Personal information
- Born: May 1981 (age 45) Utah

Climbing career
- Known for: First American to climb an eight-thousander in winter, first winter ascent of Gasherbrum II

= Cory Richards (climber) =

American climber (born 1981)

Cory Richards (born May 1981) is an American mountaineer and photographer. He became the first American to climb an eight-thousander in winter when he was part of the three man team who made the first winter ascent of Gasherbrum II.

==Personal==

Richards was born and raised in Salt Lake City, Utah. His father, Court (George Lowe's mountain partner), taught him to climb when he was a child as young as 5.

He has written a book, The Color of Everything, about his life experiences in 2024.

==Climbing career==

In January 2009, together with Ines Papert, Richards established a new route on the north face of Kwangde Shar (6093 m) in Nepal. A year later, in January 2010, he made the first ascent of the Central South Buttress of Tawoche (6495 m) in Nepal's Khumbu Valley, along with Renan Öztürk.

In 2009 Richards made an unsuccessful attempt on Makalu with Steve House but it wasn't until spring of 2010 that Richards summitted his first eight-thousander, Lhotse, climbing solo with oxygen.

Returning to the Himalaya in 2011 for another winter expedition, Richards and his two climbing partners, Simone Moro and Denis Urubko, made the first winter ascent of Gasherbrum II. They reached the summit at 11:30 am on February 2, 2011, without supplemental oxygen or porters and Richards became the first American to climb an eight-thousander in winter. During the descent, they were caught up in an avalanche, but eventually managed to reach their base-camp without major injuries. Richards filmed the expedition,
the resulting film Cold won the Grand Prize at the 2011 Banff Mountain Film and Book Festival.

For the Gasherbrum II ascent, the three members of the team were awarded the Polish Colossians Prize for 2010 in the category of mountaineering, and Richards himself was also awarded the title of Adventurer of the Year for 2012 by National Geographic magazine.

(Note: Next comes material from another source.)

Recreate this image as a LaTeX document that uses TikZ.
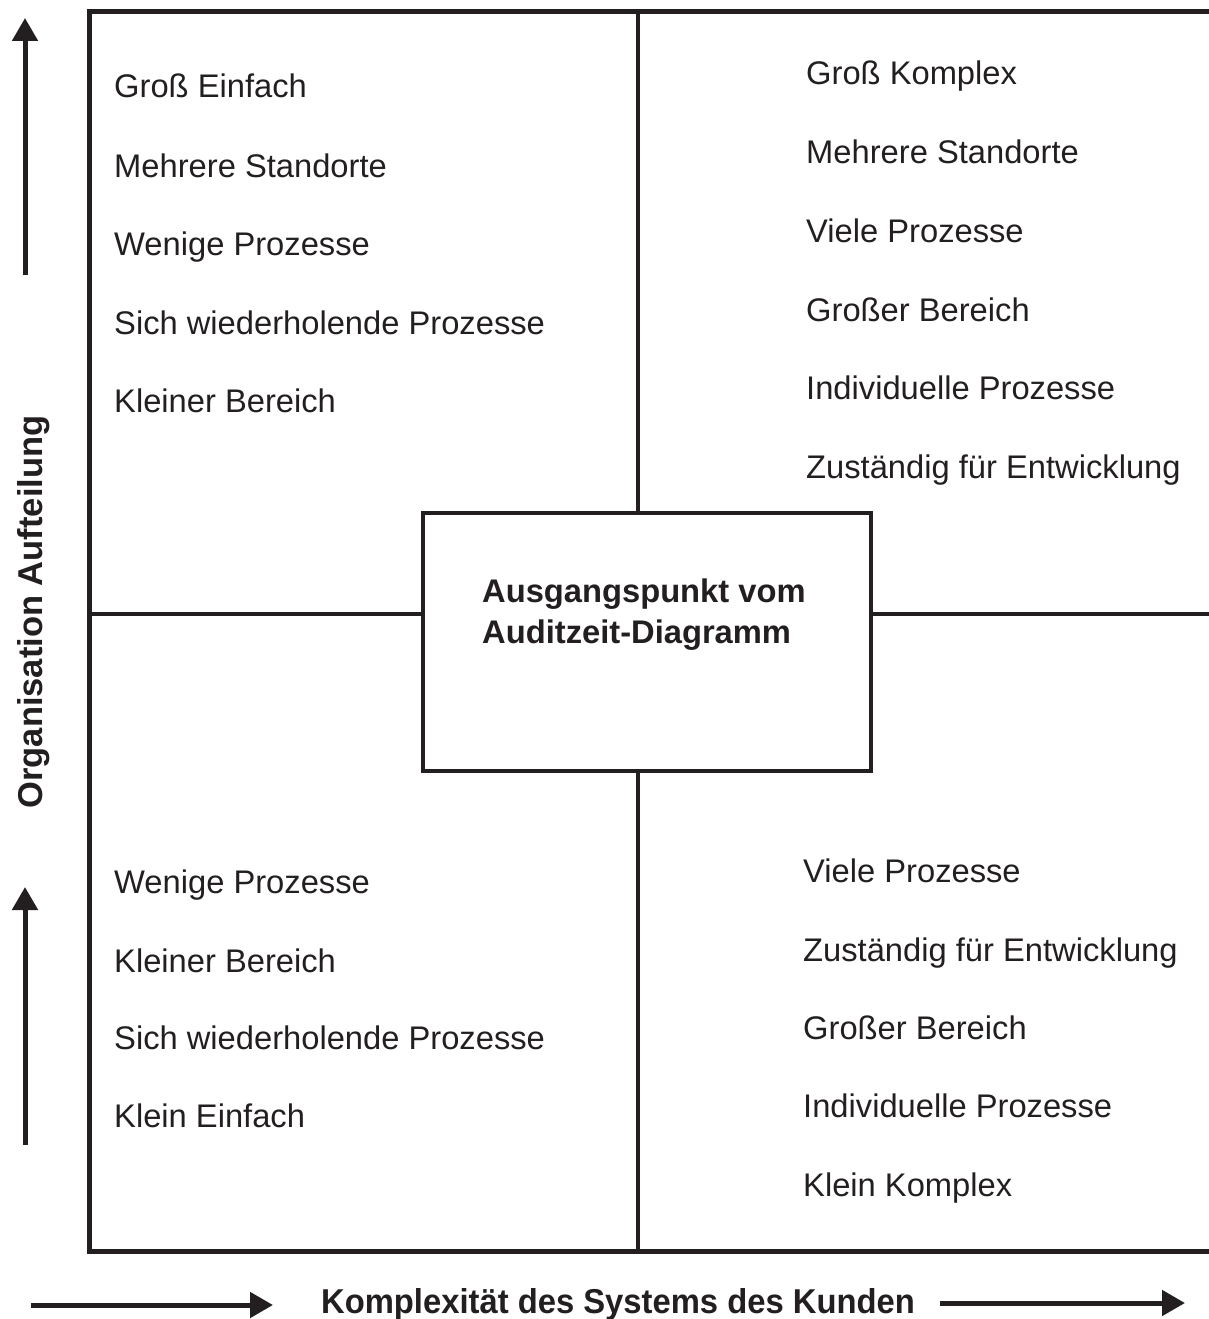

An attempt on Everest in 2012 with Conrad Anker was unsuccessful, although returning to Everest in 2016 he summitted without using bottled oxygen. Then in 2021 he was unsuccessful on Dhaulagiri. In 2022 Richards stated that he was "leaving climbing behind, at least for a time".

==Photographic work==

Richards was a National Geographic Photographer Fellow in 2014 and 2019, he photographs mountains and wildlife in the Himalayas and Karakorum, Antarctica, Southeast Asia, and Africa and his photography has appeared in National Geographic magazine, Outside, and The New York Times.